I got the first email sent from our contact form this morning. Tisha‘s thoughts on ugly sure started off my week on a thoughtful note. So thoughtful I asked her if it would be alright if I shared parts of our exchange with all of you.

Tisha: Thought about your challenge. Looked at the pictures sent in by the people who made “Uglies” and discovered I do not think these creations are ugly and I asked myself “Why don’t I think these things are ugly?” I rolled this around for about 5 minutes and then I realized that UGLY, for me, is in intention – that is to say, if a thing does no harm then it is not ugly to me. I found many of the creatures from this Flickr group adorable.

Kim: Thanks for sharing your perspective on ugly. I hadn’t thought about the benign effect of “ugly” creatures taking away from their ugliness. You’ve brought me to a whole new level of thinking on this. If you were to create an ugly creature yourself, how would you make it ugly?

Tisha: I don’ know if I would want to spend time making such a thing – but it would have to have pins or shards of glass or be covered in a toxic substance, with the intention to cause harm. Do you think there is a difference between UGLY and REPULSIVE? Because, for me, something that is repulsive is hard to look at but does not necessarily mean to cause harm. I might be spinning my wheels here. I so understand that most people think of ugly as you intended in your challenge, it’s just that the more I thought about making something ugly the harder it was to think something up that would be passive, and that’s when I realised UGLY to me is: a high school student who is mean to a classmate, a parent who neglects their child…

I’d always thought of the difference between ugly and repulsive as the difference between something being thoroughly unattractive and something that repels me physically – a repulsive thing evokes a physical response, be it a cringe, a wrinkling of the nose, a turning stomach.

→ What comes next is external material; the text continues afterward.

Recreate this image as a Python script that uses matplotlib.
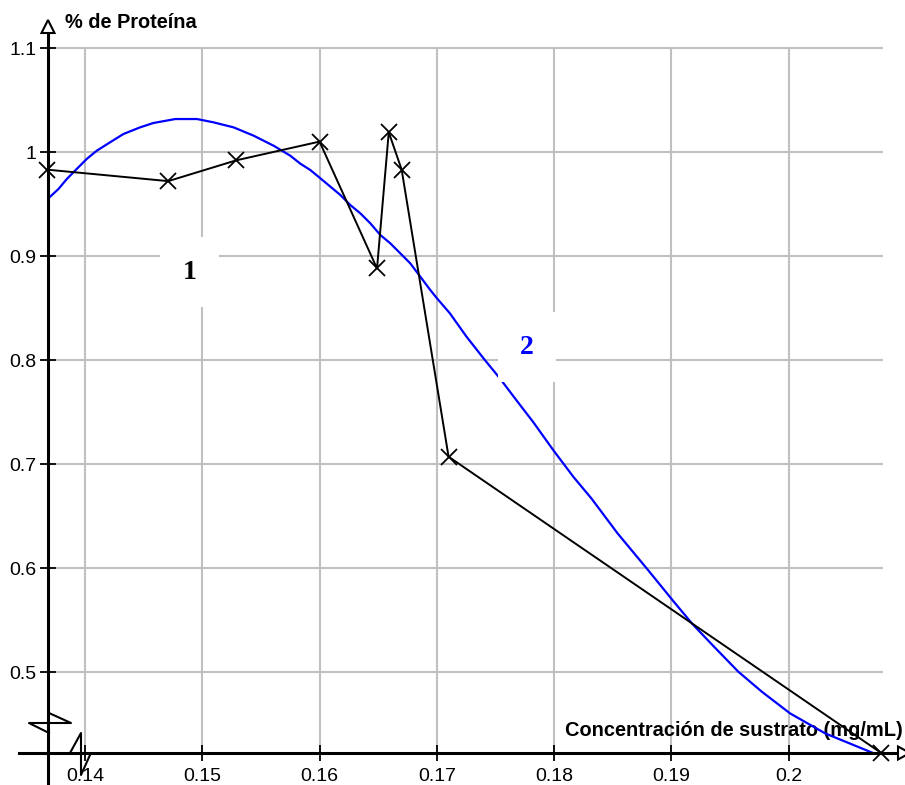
import matplotlib
matplotlib.use("Agg")
import matplotlib.pyplot as plt
from matplotlib.patches import Polygon
from matplotlib.transforms import ScaledTranslation

plt.rcParams["font.family"] = ["Liberation Sans", "DejaVu Sans"]

# datos experimentales (linea negra con cruces)
conc = [0.1368, 0.1471, 0.1529, 0.1600, 0.1649, 0.1659, 0.1670, 0.1710, 0.2079]
proteina = [0.983, 0.972, 0.992, 1.010, 0.888, 1.019, 0.983, 0.707, 0.422]

# curva de ajuste (azul)
fit_conc = [0.13697, 0.13774, 0.13845, 0.13930, 0.14015, 0.14100, 0.14214,
            0.14328, 0.14470, 0.14584, 0.14770, 0.14955, 0.15097, 0.15267,
            0.15438, 0.15609, 0.15751, 0.15836, 0.15921, 0.16007, 0.16092,
            0.16177, 0.16262, 0.16348, 0.16433, 0.16518, 0.16603, 0.16688,
            0.16773, 0.16859, 0.16944, 0.17001, 0.17111, 0.17253, 0.17409,
            0.17537, 0.17679, 0.17821, 0.17994, 0.18165, 0.18319, 0.18540,
            0.18800, 0.19020, 0.19180, 0.19370, 0.19570, 0.19770, 0.20010,
            0.20310, 0.20710]
fit_prot = [0.9564, 0.9644, 0.9740, 0.9837, 0.9933, 1.0012, 1.0093,
            1.0173, 1.0237, 1.0279, 1.0317, 1.0317, 1.0285, 1.0237,
            1.0157, 1.0060, 0.9964, 0.9888, 0.9827, 0.9747, 0.9667,
            0.9587, 0.9490, 0.9410, 0.9314, 0.9202, 0.9122, 0.9026,
            0.8930, 0.8801, 0.8673, 0.8593, 0.8449, 0.8224, 0.8000,
            0.7824, 0.7612, 0.7404, 0.7131, 0.6875, 0.6667, 0.6334,
            0.5981, 0.5676, 0.5460, 0.5235, 0.5003, 0.4811, 0.4603,
            0.4410, 0.4225]

x_ticks = [0.14, 0.15, 0.16, 0.17, 0.18, 0.19, 0.2]
x_tick_labels = ["0.14", "0.15", "0.16", "0.17", "0.18", "0.19", "0.2"]
y_ticks = [0.5, 0.6, 0.7, 0.8, 0.9, 1.0, 1.1]
y_tick_labels = ["0.5", "0.6", "0.7", "0.8", "0.9", "1", "1.1"]

x_title = "Concentración de sustrato (mg/mL)"
y_title = "% de Proteína"

XLIM = (0.13685, 0.20991)
YLIM = (0.42212, 1.12885)
GRID_X_END = 0.2080
GRID = "#c0c0c0"

fig = plt.figure(figsize=(9.05, 7.85), dpi=100)
ax = fig.add_axes([48 / 905, 32 / 785, 857 / 905, 735 / 785])
ax.set_xlim(*XLIM)
ax.set_ylim(*YLIM)
for s in ax.spines.values():
    s.set_visible(False)

# cuadricula
ax.vlines(x_ticks, YLIM[0], y_ticks[-1], colors=GRID, linewidth=1.5, zorder=1)
ax.hlines(y_ticks, XLIM[0], GRID_X_END, colors=GRID, linewidth=1.5, zorder=1)

ax.set_xticks(x_ticks)
ax.set_xticklabels(x_tick_labels)
ax.set_yticks(y_ticks)
ax.set_yticklabels(y_tick_labels)
ax.tick_params(direction="inout", length=11, width=1.3, labelsize=14)
ax.tick_params(axis="x", pad=5)
ax.tick_params(axis="y", pad=3)

ax.plot(fit_conc, fit_prot, color="#0000ff", linewidth=1.6, zorder=3)
ax.plot(conc, proteina, color="black", linewidth=1.4, marker="x",
        markersize=12, markeredgewidth=1.3, zorder=4, clip_on=False)

# ejes dibujados a mano (offset en pulgadas desde el origen de los ejes)
off = fig.dpi_scale_trans + ScaledTranslation(0, 0, ax.transAxes)
ax.plot([0, 0], [-0.33, 7.20], color="black", linewidth=2.2,
        transform=off, clip_on=False, zorder=6)
ax.plot([-0.29, 8.50], [0, 0], color="black", linewidth=2.2,
        transform=off, clip_on=False, zorder=6)
ax.add_patch(Polygon([(0, 7.33), (-0.065, 7.20), (0.065, 7.20)], closed=True,
                     facecolor="white", edgecolor="black", linewidth=1.5,
                     transform=off, clip_on=False, zorder=7))
ax.add_patch(Polygon([(8.62, 0), (8.50, 0.065), (8.50, -0.065)], closed=True,
                     facecolor="white", edgecolor="black", linewidth=1.5,
                     transform=off, clip_on=False, zorder=7))

# marcas de corte de eje
ax.plot([0.01, 0.23, -0.19, 0.01], [0.40, 0.30, 0.30, 0.20], color="black",
        linewidth=1.5, transform=off, clip_on=False, zorder=6)
ax.plot([0.22, 0.33, 0.33, 0.42], [0.0, 0.20, -0.22, -0.02], color="black",
        linewidth=1.5, transform=off, clip_on=False, zorder=6)

# titulos de los ejes
ax.text(8.55, 0.17, x_title, transform=off, ha="right", va="baseline",
        fontsize=14.4, fontweight="bold", zorder=2)
ax.text(0.17, 7.25, y_title, transform=off, ha="left", va="baseline",
        fontsize=14.4, fontweight="bold", zorder=2)

# etiquetas de las curvas
ax.text(0.1489, 0.8846, "1", fontsize=20, fontweight="bold", color="black",
        family="Liberation Serif", ha="center", va="center", zorder=5,
        bbox=dict(facecolor="white", edgecolor="none", pad=16))
ax.text(0.17767, 0.8125, "2", fontsize=20, fontweight="bold", color="#0000ff",
        family="Liberation Serif", ha="center", va="center", zorder=5,
        bbox=dict(facecolor="white", edgecolor="none", pad=16))

fig.savefig("out.png", dpi=100)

Tisha’s perspective on ugly as being defined by the intention to do harm – where ugly is determined based on behavior – is one I hadn’t considered with respect to this project.

Now that she mentions it, of course I think ugly behaviour is uglier than anything that’s only ugly on the surface – and certainly beautiful people can be hideous.

Having had this perspective brought to your attention, do you think it’ll affect your approach to making an ugly creature for the challenge?